After a monstrous storm struck the ship Estonia on Sept. 28, 1994, the ferry capsized near midnight beneath frigid seas on its way from Estonia to Sweden. Of the 989 passengers and crew aboard, only 137 survived—making it Europe’s worst peacetime sea disaster of the 20th century.
Retired BYU communications professor Jack A. Nelson (BA ’54) recently published a gripping account of the tragedy titled Flashes in the Night: The Sinking of the Estonia, which has been awarded third place in the nonfiction category of the 2011 International Book Awards competition.
After Nelson, a former journalist, learned of the disaster and the heroism that occurred that terrible night, he felt there was a powerful story to be told. His cousin and former BYU roommate, William A. Sego (BS ’61), who had lived in Sweden and married a Swede, agreed and offered to finance the research.
“Bill paid our expenses so my wife and I could spend a month in Sweden and Estonia researching and interviewing people who had been involved in the catastrophe,” Nelson says. Among others, he spent an afternoon with Kent Harstedt, a survivor who is now a member of the Swedish Parliament. Harstedt became one of Nelson’s major characters.
On that fateful night in 1994 it took a mere 30 minutes for the listing ship to slide below the jagged Baltic Sea, but Harstedt was able to climb on deck and search for a lifeboat. There he met 18-year-old Sara Hedrenius, and they tried in vain to unfasten a boat that would not budge. He suggested they help one another by staying together and added he would take Hedrenius to dinner in Stockholm if they survived.

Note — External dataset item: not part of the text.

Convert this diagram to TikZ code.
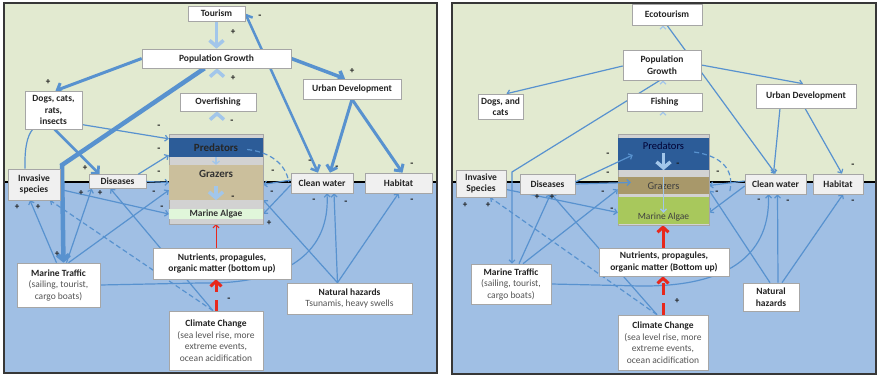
\documentclass[tikz,border=0pt]{standalone}
\usepackage{fontspec}
\setmainfont{Carlito}
\usetikzlibrary{arrows.meta,calc}
\definecolor{skyg}{RGB}{226,234,208}
\definecolor{sea}{RGB}{160,191,228}
\definecolor{arr}{RGB}{88,146,207}
\definecolor{larr}{RGB}{162,198,234}
\definecolor{frm}{RGB}{55,55,55}
\definecolor{predc}{RGB}{44,92,152}
\definecolor{bandc}{RGB}{210,210,210}
\definecolor{tanL}{RGB}{203,191,156}
\definecolor{tanR}{RGB}{168,152,106}
\definecolor{algLc}{RGB}{224,246,218}
\definecolor{algRc}{RGB}{168,200,92}
\definecolor{redA}{RGB}{232,40,28}
\definecolor{txt}{RGB}{35,35,35}
\definecolor{subt}{RGB}{85,85,85}
\pgfdeclarelayer{bg}
\pgfdeclarelayer{edges}
\pgfdeclarelayer{fg}
\pgfsetlayers{bg,edges,main,fg}
\begin{document}
\begin{tikzpicture}[x=1pt,y=-1pt,
  box/.style={draw=gray!70, fill=white, line width=0.6pt, inner sep=0pt, align=center, text=txt, font=\fontsize{9.5}{11.5}\selectfont\bfseries},
  gbox/.style={box, fill=gray!12},
  wh/.style 2 args={minimum width=#1pt, minimum height=#2pt},
  a1/.style={draw=arr, line width=1.2pt, -{Straight Barb[length=3pt,width=6pt]}},
  a3/.style={draw=arr, line width=3pt, -{Straight Barb[length=5pt,width=11pt]}},
  la/.style={draw=larr, line width=3.5pt, -{Straight Barb[length=6pt,width=14pt]}},
  lt/.style={draw=larr, line width=1.3pt, -{Straight Barb[length=3pt,width=6pt]}},
  dsh/.style={draw=arr, line width=1.2pt, dash pattern=on 5pt off 3pt},
  rt/.style={draw=redA, line width=1pt, -{Straight Barb[length=3pt,width=6pt]}},
  rth/.style={draw=redA, line width=3pt, -{Straight Barb[length=5pt,width=11pt]}},
  band/.style={inner sep=0pt, minimum width=#1pt},
  pl/.style={font=\fontsize{9}{9}\selectfont\bfseries, text=black!90, inner sep=0pt},
  mi/.style={font=\fontsize{10}{10}\selectfont\bfseries, text=black!90, inner sep=0pt}
]
\useasboundingbox (0,0) rectangle (878,377);
\newcommand{\sbt}[1]{{\mdseries\color{subt}#1}}
% ---------- panels ----------
\begin{pgfonlayer}{bg}
  \fill[white] (0,0) rectangle (878,377);
  \fill[skyg] (4,3) rectangle (437,182);
  \fill[sea] (4,182) rectangle (437,373);
  \draw[black, line width=1.3pt] (4,182) -- (437,182);
  \draw[frm, line width=1.5pt] (4,3) rectangle (437,373);
  \fill[skyg] (452,3) rectangle (876,182);
  \fill[sea] (452,182) rectangle (876,374);
  \draw[black, line width=1.3pt] (452,182) -- (876,182);
  \draw[frm, line width=1.5pt] (452,3) rectangle (876,374);
\end{pgfonlayer}
% ---------- LEFT nodes ----------
\node[box, wh={57}{15}] (tourL) at (216.5,13.5) {Tourism};
\node[box, wh={149}{19}] (popL) at (216.5,58.5) {Population Growth};
\node[box, wh={76}{18}] (overL) at (218,102) {Overfishing};
\node[box, wh={57}{38}] (dogsL) at (53.5,110) {Dogs, cats,\\rats,\\insects};
\node[box, wh={98}{20}] (urbL) at (352,89) {Urban Development};
\node[gbox, wh={52}{31}] (invL) at (34,184.5) {Invasive\\species};
\node[gbox, wh={57}{14}] (disL) at (117.5,181.5) {Diseases};
\node[gbox, wh={62}{20}] (cwL) at (322,183) {Clean water};
\node[gbox, wh={67}{20}] (habL) at (398.5,183) {Habitat};
\node[box, wh={83}{44}] (mtL) at (58.5,285) {Marine Traffic\\\sbt{(sailing, tourist,}\\\sbt{cargo boats)}};
\node[box, wh={138}{31}] (nutL) at (222,263.5) {Nutrients, propagules,\\organic matter (bottom up)};
\node[box, wh={94}{59}] (ccL) at (216,340.5) {Climate Change\\\sbt{(sea level rise, more}\\\sbt{extreme events,}\\\sbt{ocean acidification}};
\node[box, wh={125}{31}] (nhL) at (349.5,298.5) {Natural hazards\\\sbt{Tsunamis, heavy swells}};
% trophic block left
\node[draw=gray!70, fill=bandc, inner sep=0pt, wh={94}{90}] (tropL) at (216,179) {};
\node[fill=predc, band=94, minimum height=19pt] (predL) at (216,147.5) {};
\node[fill=tanL, band=94, minimum height=35pt] (grazL) at (216,182.5) {};
\node[fill=algLc, band=94, minimum height=10pt] (algL) at (216,214) {};
\node[font=\fontsize{11}{12}\selectfont\bfseries, text=black!85, inner sep=0pt] (predLt) at (216,147.5) {Predators};
\node[font=\fontsize{11}{12}\selectfont\bfseries, text=black!80, inner sep=0pt] (grazLt) at (216,174) {Grazers};
\node[font=\fontsize{9.5}{10}\selectfont\bfseries, text=black!80, inner sep=0pt] (algLt) at (216,214) {Marine Algae};
% ---------- RIGHT nodes ----------
\node[box, wh={70}{21}] (ecoR) at (667,14.5) {Ecotourism};
\node[box, wh={78}{30}] (popR) at (662,65) {Population\\Growth};
\node[box, wh={75}{18}] (fishR) at (664.5,102) {Fishing};
\node[box, wh={45}{25}] (dogsR) at (500.5,106.5) {Dogs, and\\cats};
\node[box, wh={100}{24}] (urbR) at (806,96) {Urban Development};
\node[gbox, wh={50}{27}] (invR) at (481,183.5) {Invasive\\Species};
\node[gbox, wh={55}{20}] (disR) at (547.5,184) {Diseases};
\node[gbox, wh={61}{20}] (cwR) at (775.5,184) {Clean water};
\node[gbox, wh={50}{20}] (habR) at (838,184) {Habitat};
\node[box, wh={80}{40}] (mtR) at (511,284) {Marine Traffic\\\sbt{(sailing, tourist,}\\\sbt{cargo boats)}};
\node[box, wh={130}{28}] (nutR) at (664,262) {Nutrients, propagules,\\organic matter (Bottom up)};
\node[box, wh={90}{55}] (ccR) at (663,342.5) {Climate Change\\\sbt{(sea level rise, more}\\\sbt{extreme events,}\\\sbt{ocean acidification}};
\node[box, wh={56}{28}] (nhR) at (771,297) {Natural\\hazards};
% trophic block right
\node[draw=gray!70, fill=bandc, inner sep=0pt, wh={91}{91}] (tropR) at (663.5,179.5) {};
\node[fill=predc, band=91, minimum height=32pt] (predR) at (663.5,154) {};
\node[fill=tanR, band=91, minimum height=17pt] (grazR) at (663.5,185.5) {};
\node[fill=algRc, band=91, minimum height=27pt] (algR) at (663.5,210.5) {};
\node[font=\fontsize{10.5}{11}\selectfont, text=black!80!blue, inner sep=0pt] (predRt) at (663.5,146) {Predators};
\node[font=\fontsize{10.5}{11}\selectfont, text=black!75, inner sep=0pt] (grazRt) at (663.5,186) {Grazers};
\node[font=\fontsize{9.5}{10}\selectfont, text=black!75, inner sep=0pt] (algRt) at (663.5,217) {Marine Algae};
\coordinate (bendL) at (62,165);
\coordinate (bendR) at (512,172);
% ---------- LEFT connectors ----------
\begin{pgfonlayer}{edges}
  \draw[la] (tourL.south) -- (tourL.south |- popL.north);
  \draw[la] ($(popL.south)+(0.5,0)$) -- ($(popL.south)+(0.5,0)$ |- overL.north);
  \draw[la] ($(overL.south)+(-1,0)$) -- ($(overL.south)+(-1,0)$ |- tropL.north);
  \draw[a3] (popL.west) -- ($(dogsL.north)+(2,0)$);
  \draw[a3, line width=4.5pt, -{Straight Barb[length=5pt,width=12pt]}] ($(popL.south)+(-12,0)$) -- (bendL) -- ($(mtL.north)+(5,0)$);
  \draw[a3, line width=3.5pt] (popL.east) -- ($(urbL.north)+(-7,0)$);
  \draw[a3, line width=2.5pt, {Straight Barb[length=5pt,width=10pt]}-{Straight Barb[length=5pt,width=10pt]}] (tourL.east) -- ($(cwL.north)+(-4,0)$);
  \draw[a3] (urbL.south) -- ($(cwL.north)+(8,0)$);
  \draw[a3] (urbL.south) -- ($(habL.north)+(4,0)$);
  \draw[a3, line width=2.6pt] ($(dogsL.south)+(1,0)$) -- ($(disL.north)+(-18,0)$);
  \draw[a1] ($(invL.north)+(-9,0)$) .. controls (24,128) and (35,120) .. (60,121) -- ($(predL.north west)+(0,1)$);
  \draw[a1] ($(invL.east)+(0,5)$) -- (algL.west);
  \draw[a1] ($(mtL.north)+(8,0)$) -- ($(disL.south west)+(3,0)$);
  \draw[a1] ($(mtL.north)+(10,0)$) -- ($(grazL.south west)+(0,-10)$);
  \draw[a1] ($(mtL.north)+(-2,0)$) -- ($(invL.south)+(-4,0)$);
  \draw[dsh, -{Straight Barb[length=3pt,width=6pt]}] ($(ccL.north)+(-3,0)$) -- ($(invL.south)+(16,0)$);
  \draw[a1] ($(ccL.north)+(-3,0)$) -- ($(disL.south)+(-7,0)$);
  \draw[a1] (mtL.east) -- (200,283) .. controls (290,285) and (330,250) .. ($(cwL.south)+(5,0)$);
  \draw[a1] ($(nhL.north)+(-12,0)$) -- ($(cwL.south)+(12,0)$);
  \draw[a1] ($(nhL.north)+(-12,0)$) -- (habL.south);
  \draw[a1] ($(nhL.north)+(-12,0)$) -- ($(tropL.east)+(0,21)$);
  \draw[a1] ($(cwL.west)+(0,2)$) -- (algL.east);
  \draw[a1] ($(cwL.west)+(0,-3)$) -- ($(grazL.east)+(0,2)$);
  \draw[rt] (ccL.north |- nutL.north) -- (ccL.north |- tropL.south);
  \draw[rth, dash pattern=on 11pt off 8pt] (ccL.north) -- (ccL.north |- nutL.south);
% ---------- RIGHT connectors ----------
  \draw[lt] ($(ecoR.south)+(-4,0)$) -- ($(ecoR.south)+(-4,0)$ |- popR.north);
  \draw[lt] ($(popR.south)+(1,0)$) -- ($(popR.south)+(1,0)$ |- fishR.north);
  \draw[lt] ($(fishR.south)+(-1.5,0)$) -- ($(fishR.south)+(-1.5,0)$ |- tropR.north);
  \draw[a1] ($(popR.west)+(0,1)$) -- ($(dogsR.north)+(6,0)$);
  \draw[a1] ($(popR.south)+(-2,0)$) -- (bendR) -- ($(mtR.north)+(1,0)$);
  \draw[a1] (popR.east) -- ($(urbR.north)+(-3,0)$);
  \draw[a1] (ecoR.south) -- (cwR.north);
  \draw[a1] ($(urbR.south)+(-26,0)$) -- ($(cwR.north)+(-2,0)$);
  \draw[a1] ($(urbR.south)+(-1,0)$) -- ($(habR.north)+(4,0)$);
  \draw[a1] ($(invR.east)+(0,6)$) -- ($(algR.west)+(0,2)$);
  \draw[a1] ($(mtR.north)+(8,0)$) -- ($(disR.south)+(3,0)$);
  \draw[a1] ($(mtR.north)+(12,0)$) -- ($(grazR.west)+(0,4)$);
  \draw[dsh, -{Straight Barb[length=3pt,width=6pt]}] ($(ccR.north)+(-6,0)$) -- ($(invR.south)+(9,0)$);
  \draw[a1] ($(ccR.north)+(-6,0)$) -- ($(disR.south)+(4,0)$);
  \draw[a1] (mtR.east) -- (640,286) .. controls (735,287) and (770,250) .. ($(cwR.south)+(-7,0)$);
  \draw[a1] ($(nhR.north)+(7,0)$) -- ($(cwR.south)+(2,0)$);
  \draw[a1] ($(nhR.north)+(11,0)$) -- ($(habR.south)+(5,0)$);
  \draw[a1] ($(nhR.north)+(-1,0)$) -- ($(tropR.east)+(0,11)$);
  \draw[a1] ($(cwR.west)+(0,2)$) -- ($(algR.east)+(0,2)$);
  \draw[a1] ($(cwR.west)+(0,-3)$) -- (grazR.east);
  \draw[rth] (ccR.north |- nutR.north) -- (ccR.north |- tropR.south);
  \draw[rth, dash pattern=on 12pt off 8pt] (ccR.north) -- (ccR.north |- nutR.south);
\end{pgfonlayer}
% ---------- on top ----------
\begin{pgfonlayer}{fg}
  \draw[larr, line width=1.2pt, -{Straight Barb[length=3pt,width=7pt]}] (predL.south) -- (grazL.north);
  \draw[la] (216,186) -- (grazL.south);
  \draw[a1] ($(disL.north east)+(-8,0)$) -- ($(predL.south west)+(0,-2)$);
  \draw[a1] (disL.east) -- (grazL.west);
  \draw[dsh] ($(predL.east)+(-16,2)$) .. controls (270,152) and (286,164) .. ($(cwL.west)+(-2,-1)$);
  \draw[la] (663.5,153) -- (predR.south);
  \draw[lt] (grazR.north) -- ($(algR.north)+(0,16)$);
  \draw[a1] ($(disR.east)+(0,-2)$) -- ($(predR.west)+(15,1)$);
  \draw[a1] (disR.east) -- ($(grazR.west)+(13,-3)$);
  \draw[dsh] ($(predR.east)+(-15,-2)$) .. controls (720,156) and (735,168) .. ($(cwR.west)+(-15,8)$);
  % signs left
  \foreach \p [count=\i] in {(48,82),(233,32),(233,78),(352,71),(85,168),(17,207),(38,207),(81,193),(100,193),(57,254),(269,223)}
    \node[pl] (lp\i) at \p {+};
  \foreach \p [count=\i] in {(260,17),(232,122),(159,127),(159,150),(159,173),(310,162),(337,168),(412,165),(273,172),(272,193),(233,198),(154,193),(162,208),(314,201),(346,203),(412,201),(229,300)}
    \node[mi] (lm\i) at \p {-};
  % signs right
  \foreach \p [count=\i] in {(465,205),(488,205),(537,197),(552,197),(677,301)}
    \node[pl] (rp\i) at \p {+};
  \foreach \p [count=\i] in {(608,155),(608,174),(603,193),(612,210),(678,165),(718,173),(717,193),(759,201),(788,202),(853,202),(853,166)}
    \node[mi] (rm\i) at \p {-};
\end{pgfonlayer}
\end{tikzpicture}
\end{document}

After leaping into the angry sea together, the duo saw an overturned lifeboat nearby and swam to it. They shared it with 22 people huddled together as near-freezing waves washed over the raft all night. Harstedt and Hedrenius sat in water to their waists and felt bodies bump around their legs as fellow passengers died. They stayed awake under impenetrable skies by hugging each other and telling jokes.
“They were rescued and had that date,” Nelson says. “It became famous all over the world.”
On the Sweden trip Nelson and his wife, Patrice Salisbury Nelson (BA ’68), traveled the same overnight journey from Estonia on the sister ship of the one that sank, prowling the bowels of the ship to get a feel of the survivors’ experience. Estonian Valeria Casper acted as translator for Nelson and helped him get interviews with various survivors and seamen.
Nelson was intrigued by the difference between those who endured the ordeal until rescue finally arrived and those who gave up—sometimes almost at the last minute. In Flashes in the Night he highlights the thin line that separates life from death.
“One factor is determination to make it, and the other is optimism without being overly optimistic,” Nelson says. “For example, with bitter-cold waves washing over them every few minutes, a voice survivors identified only as Mr. Positive kept reassuring everyone on the raft that they would be rescued any minute. He died after four hours. Many people on the Estonia just gave up. Some went into shock, sat down, and waited for their fate. But those who decided they would endure no matter how long it took were more successful at living.”
Nelson has published five novels. The most recent is To Die in Kanab: The Everett Ruess Affair, which, along with Flashes in the Night, is available on Amazon.com.